Rz. 53
Die vorstehend unter Rz. 51 und 52 genannten Rechtswirkungen treten aber nur ein, wenn die Bekanntgabe in sachlicher und persönlicher Hinsicht hinreichend konkret bestimmt ist. Die näheren Einzelheiten sind bei § 371 dargestellt. So unterbricht in sachlicher Hinsicht z.B. die Einleitung des Strafverfahrens auf hektografiertem Schreiben mit allgemeinem formelhaften Text ohne tatsächliche Spezifizierung und ohne Hinweis auf eine tatsächliche Grundlage nicht die Verjährung.
Beispiel
S erhält eine Einleitungsverfügung mit folgendem Wortlaut: "Gegen Sie ist das Strafverfahren wegen Steuerhinterziehung, strafbar nach § 370 AO, eingeleitet worden."
Diese Einleitungsmitteilung ist viel zu pauschal. Der Beschuldigte muss vielmehr über die ihm vorgeworfene Tat "ins Bild gesetzt" werden.
Auch die schlagwortartige Wiedergabe einzelner Tatbestandsmerkmale einer Strafnorm reicht nicht aus.
Der Tatzeitraum muss genau bezeichnet werden.
Beispiel
S erhält eine Einleitungsverfügung, in der es heißt: "Gegen Sie wird wegen der Nichtabgabe von Einkommensteuer-Erklärungen ab VZ 2010 ff. ermittelt."
Das ist keine wirksame Einleitung für die VZ ab 1997. S kann daher insoweit noch Selbstanzeige erstatten.
Auch die allgemeine Bezeichnung nur der Steuerart bewirkt keine umfassende Sperrwirkung, sondern nur – im Zusammenhang mit den u.U. aus den Akten ersichtlichen Umständen – bzgl. der Besteuerungsgrundlagen, auf die sich der Verfolgungswille und der Tatverdacht erstreckte (s. dazu eingehend § 371 Rz. 432 ff.).
Beispiel
In der Einleitungsverfügung heißt es: "Gegen Sie wird wegen Einkommensteuerhinterziehung in den Jahren 2009–2018 ermittelt.
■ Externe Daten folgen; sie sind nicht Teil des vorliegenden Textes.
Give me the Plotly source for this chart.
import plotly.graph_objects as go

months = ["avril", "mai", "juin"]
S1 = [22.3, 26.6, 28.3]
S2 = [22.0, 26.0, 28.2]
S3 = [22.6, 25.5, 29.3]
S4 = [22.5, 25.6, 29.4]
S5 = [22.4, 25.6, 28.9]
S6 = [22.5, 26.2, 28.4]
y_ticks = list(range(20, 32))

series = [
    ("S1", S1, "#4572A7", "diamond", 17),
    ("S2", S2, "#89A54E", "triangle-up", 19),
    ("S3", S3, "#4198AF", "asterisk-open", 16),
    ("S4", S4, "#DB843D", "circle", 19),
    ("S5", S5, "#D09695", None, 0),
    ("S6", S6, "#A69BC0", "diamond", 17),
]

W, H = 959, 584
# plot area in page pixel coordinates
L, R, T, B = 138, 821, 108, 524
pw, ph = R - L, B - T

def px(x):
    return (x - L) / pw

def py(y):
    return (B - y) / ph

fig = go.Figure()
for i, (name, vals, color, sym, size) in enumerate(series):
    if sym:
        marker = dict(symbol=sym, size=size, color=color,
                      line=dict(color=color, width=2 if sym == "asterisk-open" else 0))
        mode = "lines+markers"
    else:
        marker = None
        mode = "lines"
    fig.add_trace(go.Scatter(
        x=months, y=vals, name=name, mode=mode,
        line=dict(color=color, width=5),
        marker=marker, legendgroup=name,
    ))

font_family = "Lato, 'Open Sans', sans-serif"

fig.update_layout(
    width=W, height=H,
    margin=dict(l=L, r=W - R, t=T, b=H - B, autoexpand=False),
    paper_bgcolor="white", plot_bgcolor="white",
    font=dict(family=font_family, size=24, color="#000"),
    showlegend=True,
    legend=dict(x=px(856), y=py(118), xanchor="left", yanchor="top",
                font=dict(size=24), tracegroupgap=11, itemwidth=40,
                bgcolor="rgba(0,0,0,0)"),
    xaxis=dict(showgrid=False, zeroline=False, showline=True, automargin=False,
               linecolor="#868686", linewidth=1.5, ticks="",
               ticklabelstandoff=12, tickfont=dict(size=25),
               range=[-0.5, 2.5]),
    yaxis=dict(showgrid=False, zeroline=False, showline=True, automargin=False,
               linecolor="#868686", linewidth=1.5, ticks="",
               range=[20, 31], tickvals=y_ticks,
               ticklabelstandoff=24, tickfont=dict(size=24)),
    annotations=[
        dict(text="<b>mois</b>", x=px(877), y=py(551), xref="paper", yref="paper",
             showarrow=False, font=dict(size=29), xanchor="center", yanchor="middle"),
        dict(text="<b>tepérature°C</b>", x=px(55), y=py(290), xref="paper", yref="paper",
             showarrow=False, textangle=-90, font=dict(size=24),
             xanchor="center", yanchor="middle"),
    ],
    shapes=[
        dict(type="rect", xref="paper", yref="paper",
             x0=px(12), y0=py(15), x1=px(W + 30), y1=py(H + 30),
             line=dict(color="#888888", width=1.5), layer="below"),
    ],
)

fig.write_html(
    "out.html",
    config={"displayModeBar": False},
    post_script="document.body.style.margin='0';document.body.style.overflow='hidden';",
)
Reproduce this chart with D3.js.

Sie sollen in den Einkommensteuererklärungen Zinseinkünfte ... nicht angegeben haben."
Hat S in dem fraglichen Zeitraum auch Vermietungseinkünfte nicht angegeben, dann kann er insoweit noch Selbstanzeige erstatten.
Aus den gleichen Gründen entfalten unbestimmte und damit rechtswidrige Durchsuchungs- und Beschlagnahmebeschlüsse keine verjährungsunterbrechende Wirkung (s. Rz. 52). Ebenso wenig ist mit der damit verbundenen Verfahrenseinleitung ein Sperrgrund für eine Selbstanzeige (§ 371 Abs. 2 Nr. 1 Buchst. b AO) gegeben.
In persönlicher Hinsicht treten die Sperrwirkung und die Verjährungsunterbrechung (vgl. § 78c Abs. 4 StGB) nur bei dem Adressaten der Mitteilung ein, nicht aber bei den anderen Tatbeteiligten (Näheres s. § 371 Rz. 578 ff.). Der Verdächtige muss noch nicht namentlich bekannt sein; es genügt, wenn er hinreichend bestimmbar ist.
Problematisch kann sein, wer infolge der Einleitung als Beschuldigter anzusehen ist. Das ist insb. der Fall, wenn Ermittlungen "gegen die Verantwortlichen" eines Unternehmens eingeleitet werden. Eine derart pauschale Umschreibung schließt nicht generell die Selbstanzeigemöglichkeit gegenüber bestimmten Personen der Geschäftsleitung aus (s. dazu § 371 Rz. 578 ff.). Strafprozessuale Ermittlungshandlungen bewirken grundsätzlich auch nur gegenüber demjenigen, gegen den sich die Maßnahme richtet, die Verjährungsunterbrechung.